After the album was completed, Andy, Robert and Tony were glad that they carried on through it all. "It's given everyone in the band a real opportunity to be extremely objective -- even cruel! -- about the record and say, 'Okay, we need to redo this and that,'" Robert explains. "To a certain extent the wait's been worth it because we're still as excited about it as we were in the first place."
The breadth of material on Living In Fear is astonishing, ranging from the unshamedly upfront first single, She Can Rock It, and heavy rock sensibilities of the title track, to the funky subtleties of Life Forces and Fancy That.

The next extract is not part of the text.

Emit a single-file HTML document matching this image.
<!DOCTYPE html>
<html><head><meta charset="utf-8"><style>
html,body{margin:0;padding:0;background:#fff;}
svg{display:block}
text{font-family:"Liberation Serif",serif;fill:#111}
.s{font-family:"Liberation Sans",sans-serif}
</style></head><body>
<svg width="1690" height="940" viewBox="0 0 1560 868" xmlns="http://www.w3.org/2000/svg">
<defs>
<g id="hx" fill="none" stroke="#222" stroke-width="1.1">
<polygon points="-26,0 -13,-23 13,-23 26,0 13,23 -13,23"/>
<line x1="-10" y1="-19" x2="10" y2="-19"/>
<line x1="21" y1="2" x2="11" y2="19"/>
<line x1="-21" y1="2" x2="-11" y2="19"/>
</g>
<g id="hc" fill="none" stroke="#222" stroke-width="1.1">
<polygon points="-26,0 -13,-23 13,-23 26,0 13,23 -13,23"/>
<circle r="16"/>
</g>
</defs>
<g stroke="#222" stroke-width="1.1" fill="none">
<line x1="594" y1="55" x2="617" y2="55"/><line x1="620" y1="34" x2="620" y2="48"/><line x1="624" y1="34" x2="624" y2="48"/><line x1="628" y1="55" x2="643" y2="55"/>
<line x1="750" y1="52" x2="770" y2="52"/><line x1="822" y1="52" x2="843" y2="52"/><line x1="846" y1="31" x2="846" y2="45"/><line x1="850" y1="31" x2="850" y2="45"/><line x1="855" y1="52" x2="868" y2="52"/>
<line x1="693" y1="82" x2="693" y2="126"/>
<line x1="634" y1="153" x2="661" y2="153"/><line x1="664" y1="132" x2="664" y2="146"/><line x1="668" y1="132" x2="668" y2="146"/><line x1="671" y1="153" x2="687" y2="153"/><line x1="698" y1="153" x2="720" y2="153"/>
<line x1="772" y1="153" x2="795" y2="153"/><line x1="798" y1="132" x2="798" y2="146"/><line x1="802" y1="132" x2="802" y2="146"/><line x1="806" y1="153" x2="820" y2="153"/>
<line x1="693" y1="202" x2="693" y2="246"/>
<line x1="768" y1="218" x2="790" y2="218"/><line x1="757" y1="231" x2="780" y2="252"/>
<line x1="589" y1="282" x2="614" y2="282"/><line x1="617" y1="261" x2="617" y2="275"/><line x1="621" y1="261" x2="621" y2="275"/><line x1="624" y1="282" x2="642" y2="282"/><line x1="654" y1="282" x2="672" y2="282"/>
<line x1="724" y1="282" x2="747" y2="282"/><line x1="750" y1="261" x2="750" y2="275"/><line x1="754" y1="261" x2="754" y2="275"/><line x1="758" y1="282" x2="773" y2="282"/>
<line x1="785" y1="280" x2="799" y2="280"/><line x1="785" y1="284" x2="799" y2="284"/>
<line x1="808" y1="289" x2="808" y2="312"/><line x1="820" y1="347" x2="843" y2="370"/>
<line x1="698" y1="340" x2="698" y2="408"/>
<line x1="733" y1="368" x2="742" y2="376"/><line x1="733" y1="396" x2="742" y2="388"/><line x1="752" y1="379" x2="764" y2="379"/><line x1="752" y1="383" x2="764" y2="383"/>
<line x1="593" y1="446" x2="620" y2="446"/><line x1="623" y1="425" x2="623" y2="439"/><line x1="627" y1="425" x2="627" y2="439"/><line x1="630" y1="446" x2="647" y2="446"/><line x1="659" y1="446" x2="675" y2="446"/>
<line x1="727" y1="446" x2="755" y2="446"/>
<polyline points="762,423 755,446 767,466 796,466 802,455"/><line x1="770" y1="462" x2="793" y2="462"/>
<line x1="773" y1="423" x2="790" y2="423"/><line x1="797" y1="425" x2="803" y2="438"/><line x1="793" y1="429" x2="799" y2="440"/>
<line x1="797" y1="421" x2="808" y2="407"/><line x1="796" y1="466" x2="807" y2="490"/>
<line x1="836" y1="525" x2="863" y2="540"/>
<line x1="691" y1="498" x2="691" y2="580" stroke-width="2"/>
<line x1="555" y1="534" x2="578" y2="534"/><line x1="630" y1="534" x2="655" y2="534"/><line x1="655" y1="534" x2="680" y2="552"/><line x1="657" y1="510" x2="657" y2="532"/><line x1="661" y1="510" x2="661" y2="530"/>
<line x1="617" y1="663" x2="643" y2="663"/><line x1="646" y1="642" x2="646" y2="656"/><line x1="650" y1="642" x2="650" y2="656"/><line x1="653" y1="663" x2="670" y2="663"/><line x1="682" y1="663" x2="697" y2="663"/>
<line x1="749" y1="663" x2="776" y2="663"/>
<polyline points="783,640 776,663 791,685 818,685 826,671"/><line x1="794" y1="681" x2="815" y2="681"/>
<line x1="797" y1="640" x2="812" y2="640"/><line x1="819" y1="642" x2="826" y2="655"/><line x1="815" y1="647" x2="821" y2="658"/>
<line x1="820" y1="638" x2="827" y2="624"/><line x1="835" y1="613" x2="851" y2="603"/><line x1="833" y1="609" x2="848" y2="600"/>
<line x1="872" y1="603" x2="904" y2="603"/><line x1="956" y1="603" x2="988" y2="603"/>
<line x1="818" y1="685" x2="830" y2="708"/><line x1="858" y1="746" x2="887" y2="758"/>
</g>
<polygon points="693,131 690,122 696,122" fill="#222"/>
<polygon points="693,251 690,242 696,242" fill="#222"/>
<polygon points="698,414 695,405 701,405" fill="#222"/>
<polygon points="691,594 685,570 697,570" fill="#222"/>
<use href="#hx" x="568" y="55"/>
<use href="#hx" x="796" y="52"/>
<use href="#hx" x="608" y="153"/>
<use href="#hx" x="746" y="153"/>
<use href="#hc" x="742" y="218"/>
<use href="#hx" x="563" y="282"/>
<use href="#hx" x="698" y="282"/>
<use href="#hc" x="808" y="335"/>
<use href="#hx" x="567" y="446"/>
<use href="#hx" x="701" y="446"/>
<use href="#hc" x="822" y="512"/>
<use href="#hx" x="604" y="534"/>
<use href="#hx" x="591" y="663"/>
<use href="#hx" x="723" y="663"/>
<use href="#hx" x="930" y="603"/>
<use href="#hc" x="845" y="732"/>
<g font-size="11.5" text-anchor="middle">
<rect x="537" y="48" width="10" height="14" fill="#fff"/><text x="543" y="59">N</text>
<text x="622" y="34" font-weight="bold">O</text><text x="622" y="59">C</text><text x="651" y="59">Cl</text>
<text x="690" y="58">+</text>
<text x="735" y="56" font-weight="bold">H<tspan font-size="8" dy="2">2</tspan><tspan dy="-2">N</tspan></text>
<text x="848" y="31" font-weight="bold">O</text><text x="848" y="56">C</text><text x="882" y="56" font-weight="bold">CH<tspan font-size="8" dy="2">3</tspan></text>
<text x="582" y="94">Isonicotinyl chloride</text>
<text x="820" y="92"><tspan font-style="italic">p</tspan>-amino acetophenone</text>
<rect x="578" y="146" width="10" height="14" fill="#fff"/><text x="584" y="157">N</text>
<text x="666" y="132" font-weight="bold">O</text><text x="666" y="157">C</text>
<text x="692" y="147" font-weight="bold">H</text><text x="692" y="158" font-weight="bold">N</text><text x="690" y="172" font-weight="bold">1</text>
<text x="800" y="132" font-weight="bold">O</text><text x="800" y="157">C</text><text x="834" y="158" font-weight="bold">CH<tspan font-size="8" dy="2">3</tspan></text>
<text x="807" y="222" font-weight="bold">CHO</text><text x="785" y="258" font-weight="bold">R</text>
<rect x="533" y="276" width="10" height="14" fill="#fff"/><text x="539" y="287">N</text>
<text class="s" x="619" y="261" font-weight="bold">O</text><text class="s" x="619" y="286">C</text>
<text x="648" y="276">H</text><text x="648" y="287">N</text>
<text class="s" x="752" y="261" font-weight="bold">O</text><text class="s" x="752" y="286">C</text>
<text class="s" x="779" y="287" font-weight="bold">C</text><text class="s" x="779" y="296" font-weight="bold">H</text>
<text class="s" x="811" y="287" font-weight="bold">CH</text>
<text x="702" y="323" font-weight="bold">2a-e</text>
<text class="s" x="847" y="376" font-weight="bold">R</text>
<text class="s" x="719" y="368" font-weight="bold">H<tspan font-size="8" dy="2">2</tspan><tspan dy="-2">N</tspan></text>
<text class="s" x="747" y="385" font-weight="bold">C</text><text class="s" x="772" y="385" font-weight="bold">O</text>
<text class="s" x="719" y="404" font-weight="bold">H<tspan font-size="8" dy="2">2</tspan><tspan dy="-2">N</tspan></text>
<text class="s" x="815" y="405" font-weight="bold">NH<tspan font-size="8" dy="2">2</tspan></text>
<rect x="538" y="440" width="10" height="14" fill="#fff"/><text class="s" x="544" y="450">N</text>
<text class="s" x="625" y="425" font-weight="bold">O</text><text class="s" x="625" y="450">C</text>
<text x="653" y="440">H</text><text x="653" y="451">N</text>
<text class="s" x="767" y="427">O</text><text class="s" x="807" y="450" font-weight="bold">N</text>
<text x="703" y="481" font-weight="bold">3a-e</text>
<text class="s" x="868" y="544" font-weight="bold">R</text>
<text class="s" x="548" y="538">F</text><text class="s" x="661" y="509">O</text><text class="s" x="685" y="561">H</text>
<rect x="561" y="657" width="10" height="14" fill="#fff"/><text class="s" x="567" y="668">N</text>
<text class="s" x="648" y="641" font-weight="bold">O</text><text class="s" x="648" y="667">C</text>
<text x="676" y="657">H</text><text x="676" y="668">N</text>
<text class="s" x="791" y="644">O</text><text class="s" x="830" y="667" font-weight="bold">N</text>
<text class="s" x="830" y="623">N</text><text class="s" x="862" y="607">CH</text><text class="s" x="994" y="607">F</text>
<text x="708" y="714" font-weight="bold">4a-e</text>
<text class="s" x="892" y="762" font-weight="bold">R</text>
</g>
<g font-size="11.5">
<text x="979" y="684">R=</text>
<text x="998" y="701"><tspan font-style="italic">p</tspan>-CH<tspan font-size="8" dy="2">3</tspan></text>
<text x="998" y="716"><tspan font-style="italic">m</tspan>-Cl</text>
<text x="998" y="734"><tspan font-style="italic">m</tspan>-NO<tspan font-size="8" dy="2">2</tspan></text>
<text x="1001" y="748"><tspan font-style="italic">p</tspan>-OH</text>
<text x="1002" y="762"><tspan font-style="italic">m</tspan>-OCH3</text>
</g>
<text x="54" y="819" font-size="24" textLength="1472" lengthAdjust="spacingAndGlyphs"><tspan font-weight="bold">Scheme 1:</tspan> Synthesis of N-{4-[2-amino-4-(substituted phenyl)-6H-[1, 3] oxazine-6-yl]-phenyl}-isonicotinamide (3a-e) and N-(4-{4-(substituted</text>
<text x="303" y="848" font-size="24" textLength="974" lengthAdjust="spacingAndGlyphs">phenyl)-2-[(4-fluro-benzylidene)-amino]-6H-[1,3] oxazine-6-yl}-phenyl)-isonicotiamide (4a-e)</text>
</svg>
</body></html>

The band members attribute this to the fact that during The Power Station's ten year lay-off, each has been involved in a number of diverse projects -- as performers, songwriters and producers. Living In Fear is also a truly international record. The band members come from both sides of the Atlantic; it was recorded in Los Angeles, New York, Milan and Capri; the engineer, Stan Katayama, is Japanese; and it features guest French keyboard players Wally Badarou and Philippe Saisse, as well as the Tower Of Power horn section.
Ultimately, the success of Living In Fear lies in the fact that this disparate group of musicians has once again captured the chemistry that made The Power Station so successful the first time around. "When you take the cast of characters and all the different influences, there's a bit of everybody in there that makes the whole," says Andy.
At the end of 1996, following the European and Japanese release of the album, The Power Station finally played in front of live audiences again, touring Germany and Japan. They plan to be on the road in the US this fall. "The album was recorded pretty much live, there are no tricks on it, and when we play together it sounds just like the record," says Andy. "This is a group of people who have worked together for the past thirteen years in different formats and we'd rather play the music to people and say 'It's for real,' than hide behind a glossy video and some clever P.R. The most convincing thing to me still is to go out and play in front people, and this band is pretty fearless on that score. We'll play anywhere to anybody."